The Afghan Pamirs resemble typical colonial anomalies – they are contemporary leftovers from the original designs of a buffer zone between Tsarist and British empires. Primarily used as summer pastures, the climatic and political pressures that people face there are extreme. Winters are marked with lows easily reaching -40°C and the rugged and mountainous plateau lying above 4,300 meters failed to shield the region from war and the series of conflicts that have now ravaged Afghanistan for more than 40 years.

If Afghans count among the world’s largest refugee population, it is worth noting that no major outmigration has occurred from the Pamirs since its 1978 Soviet occupation. “Prisoners of the Roof of the World”, as a famous documentary title called them, the fate of these Afghans is commonly resumed through an enclosure within national, environmental or socioeconomic boundaries, and explained by the down-playing of greater forces.

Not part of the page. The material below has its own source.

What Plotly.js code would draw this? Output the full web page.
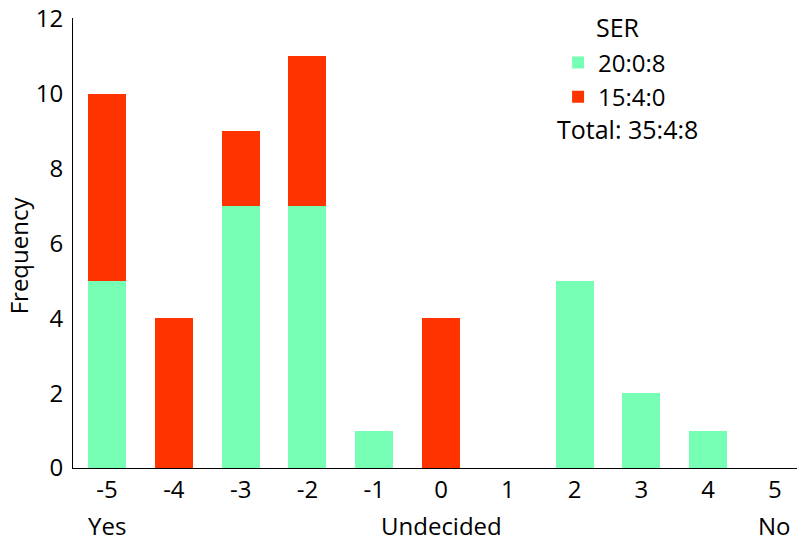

Despite the impression of extreme remoteness conveyed by the Afghan Pamirs, the place is not disconnected from global flows. Major IOs and NGOs tie Afghan Kyrgyz livelihoods to global discourses through development, humanitarian and conservation initiatives. Being on many cusps opens opportunities that conventional analysis scales do not grasp. The Afghan Pamirs’ pastures constitute an important ecological niche; each national faction shares a stake in a pastoral economy that opens to China by Pakistani traders/intermediaries. Important marginal gains arise from a proximity with international borders, which are important sites of control and exchange.

Recently, a tiny door opened to Kyrgyzstan through a highly mediated and contested repatriation scheme. Despite expensive administrative hurdles, what new challenges in terms of migration will people face?